OpsMgr2007 SP1 RC rolling ugrade and cluster aware application monitoring.
Rolling upgrade of OpsMgr2007 is performed the way that server bits are upgraded, new management packs are requested and delivered and those are later pushed down to agents. Operations Manager 2007 SP1 Release Candidate contains an issue when monitoring of cluster aware application (like SQL, Exchange …) is present within topology.
This issue is manifesting itself by unloading several rules responsible for discovering instance of Virtual Server as well as monitoring failover of cluster resource group matching that particular instance of Virtual Server.
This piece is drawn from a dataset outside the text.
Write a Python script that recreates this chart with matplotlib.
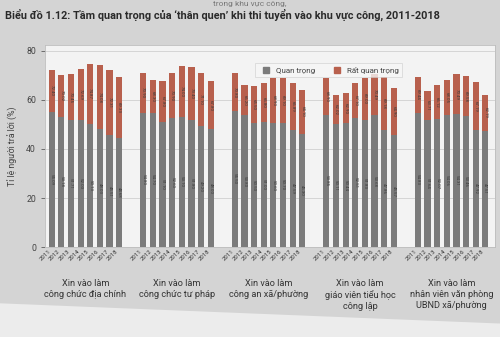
import matplotlib.pyplot as plt
from matplotlib.lines import Line2D
from matplotlib.patches import Polygon
from matplotlib.transforms import blended_transform_factory

years = ["2011", "2012", "2013", "2014", "2015", "2016", "2017", "2018"]
groups = [
    "Xin vào làm\ncông chức địa chính",
    "Xin vào làm\ncông chức tư pháp",
    "Xin vào làm\ncông an xã/phường",
    "Xin vào làm\ngiáo viên tiểu học\ncông lập",
    "Xin vào làm\nnhân viên văn phòng\nUBND xã/phường",
]

# share answering "quan trọng" (grey) per group, 2011-2018
quan_trong_dia_chinh = [55.09, 53.18, 51.71, 52.03, 50.13, 48.03, 45.51, 44.68]
quan_trong_tu_phap = [54.80, 54.70, 51.10, 52.60, 53.10, 51.80, 49.20, 48.00]
quan_trong_cong_an = [55.50, 53.80, 50.50, 51.00, 50.60, 50.70, 47.59, 46.30]
quan_trong_giao_vien = [53.85, 50.11, 50.44, 52.51, 51.83, 53.68, 47.86, 45.57]
quan_trong_ubnd = [54.83, 51.64, 52.07, 54.06, 54.31, 53.46, 47.92, 47.51]

# share answering "rất quan trọng" (red) per group, 2011-2018
rat_qt_dia_chinh = [17.31, 16.84, 18.74, 20.66, 24.74, 26.05, 26.80, 24.65]
rat_qt_tu_phap = [16.10, 13.60, 16.70, 18.30, 20.90, 21.60, 21.90, 19.80]
rat_qt_cong_an = [15.30, 12.40, 15.00, 15.80, 18.30, 18.40, 19.30, 17.80]
rat_qt_giao_vien = [15.05, 11.91, 12.46, 14.59, 17.17, 16.81, 21.32, 19.33]
rat_qt_ubnd = [14.61, 12.07, 14.05, 13.99, 16.18, 16.12, 19.27, 14.68]

quan_trong = [quan_trong_dia_chinh, quan_trong_tu_phap, quan_trong_cong_an,
              quan_trong_giao_vien, quan_trong_ubnd]
rat_qt = [rat_qt_dia_chinh, rat_qt_tu_phap, rat_qt_cong_an,
          rat_qt_giao_vien, rat_qt_ubnd]

grey = "#7b7b7b"
red = "#b8604d"

plt.rcParams['font.family'] = ['Roboto', 'DejaVu Sans']

fig = plt.figure(figsize=(5, 3.37), dpi=100, facecolor="#d4d4d4")
# lighter page edge at the bottom of the photo
fig.patches.append(Polygon([[0, 0], [1, 0], [1, 0.04], [0, 0.1]], closed=True,
                           transform=fig.transFigure, facecolor="#ececec",
                           edgecolor="none", zorder=0))

fig.text(0.5, 0.988, "trong khu vực công,", ha="center", va="center",
         fontsize=6, color="#777777")
fig.text(0.01, 0.955, "Biểu đồ 1.12: Tầm quan trọng của ‘thân quen’ khi thi tuyển vào khu vực công, 2011-2018",
         ha="left", va="center", fontsize=7.8, fontweight="bold", color="#2a2a2a")

ax = fig.add_axes([0.09, 0.267, 0.9, 0.6])
ax.set_facecolor("#f3f3f3")

xs_all, labels_all = [], []
step = 9.5
trans = blended_transform_factory(ax.transData, ax.transAxes)
for g in range(len(groups)):
    xs = [g * step + i for i in range(len(years))]
    ax.bar(xs, quan_trong[g], width=0.64, color=grey, zorder=3)
    ax.bar(xs, rat_qt[g], width=0.64, bottom=quan_trong[g], color=red, zorder=3)
    for x, q, r in zip(xs, quan_trong[g], rat_qt[g]):
        ax.text(x, q / 2, f"{q:.2f}", rotation=-90, ha="center", va="center",
                fontsize=3.2, color="#3a3a3a", zorder=4)
        ax.text(x, q + r / 2, f"{q + r:.2f}", rotation=-90, ha="center", va="center",
                fontsize=3.2, color="#3a3a3a", zorder=4)
    xs_all += xs
    labels_all += years
    ax.text(g * step + 3.5, -0.16, groups[g], transform=trans, ha="center", va="top",
            fontsize=6.6, color="#333333", linespacing=1.25)

ax.set_xticks(xs_all)
ax.set_xticklabels(labels_all, rotation=45, ha="right", fontsize=4.3, color="#333333")
ax.tick_params(axis="x", length=0, pad=1)
ax.set_xlim(-0.7, 4 * step + 7 + 1.0)

ax.set_ylim(0, 82.5)
ax.set_yticks([0, 20, 40, 60, 80])
ax.tick_params(axis="y", labelsize=6.3, colors="#444444", length=3, width=0.5)
ax.set_ylabel("Tỉ lệ người trả lời (%)", fontsize=6.3, color="#444444", labelpad=6)
ax.grid(axis="y", color="#d0d0d0", linewidth=0.6, zorder=0)
for s in ax.spines.values():
    s.set_color("#bdbdbd")
    s.set_linewidth(0.6)

handles = [Line2D([], [], marker="s", linestyle="none", color=grey, markersize=4),
           Line2D([], [], marker="s", linestyle="none", color=red, markersize=4)]
leg = ax.legend(handles, ["Quan trọng", "Rất quan trọng"], ncol=2, fontsize=5.8,
                loc="center", bbox_to_anchor=(0.63, 0.875), frameon=True,
                handletextpad=0.2, columnspacing=1.8, borderpad=0.4,
                fancybox=False)
leg.get_frame().set_facecolor("#f6f6f6")
leg.get_frame().set_edgecolor("#cccccc")
leg.get_frame().set_linewidth(0.5)
for t in leg.get_texts():
    t.set_color("#444444")

fig.savefig("out.png", dpi=100, facecolor=fig.get_facecolor())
It is caused by changes to configuration of native modules defined inside of Microsoft.Windows.Cluster.Library management pack.
Rules will be unloaded until new binaries are approved, delivered and replace binaries shipped with Microsoft operations Manager 2007 RTM. Impact of this unload is that during the rolling upgrade of OpsMgr2007 SP1 RC, newly created cluster aware applications are not discovered, already present cluster aware applications are not “actively” monitored if they had failed over to another cluster node or when cluster service stopped, paused or crashed.
Rules are re-loaded and are able to process new configuration once binaries present with OpsMgr2007 SP1 RC are replaced and loaded by runtime on agent (health service) running on cluster node.
Sample of event notifying about discovery rule unload:
Event Type: Error
Event Source: HealthService
Event Category: Health Service
Event ID: 4511
Date: 11/09/2007
Time: 9:26:27 AM
User: N/A
Computer: testBox
Description:
Initialization of a module of type "ClusterDiscoveryDS" (CLSID "{97B1EF21-757C-4004-86BB-57939E2C98D8}") failed with error code “Element not found” causing the rule "Microsoft.Windows.Cluster.Classes.Discovery" running for instance "Cluster Service" with id:"{0753905A-5ACE-5C70-1B0A-7980743053FA}" in management group “marius”
Comments
Anonymous
November 13, 2007
I need to clarify that you will be able to monitor your cluster aware application with upgrade to OpsMgr2007 SP1 RC. What I tried to say was that during the rolling upgrade, rules will be temporarily unloaded until SP1 binaries are replaced on cluster node. After that, all will come back to normal. The reason I posted this was the fact that some customer were not approving binaries when seeing unload events. That in fact caused that monitoring was not happening. They were supposed to do the opposite, approve binaries ASAP.Anonymous
July 21, 2008
Hi, I've a SCOM 2007 with SP1 (RTM) and I've received the error message on Windows 2000 based cluster machines. I have the following MPs: Microsoft.Windows.Cluster.Library 6.0.6278.0 Microsoft.Windows.Cluster.Management.Library 6.0.6277.1 Microsoft.Windows.Cluster.Management.Monitoring 6.0.6277.1 and two Windows 2003 Cluster related MPs, also 6.0.6277.1 versions. What could be wrong? What can I do to resolve this issue. In other system I can monitor Windows 2003 based clusters without any problem. Many thanks, ZoltanAnonymous
July 22, 2008
We are not able to monitor WIN2k cluster with said management packs.In fact, we are right now not able to monitor WIN2k cluster at all. I was playing around with some custom MP that at least discovers instances and provides alert rules, but had to give up as has no more Win2k clusters available to me. Could you please post your question to Microsoft.Public.OpsMgr.General newsgroup including exact event? I will try to asnwer and help there ...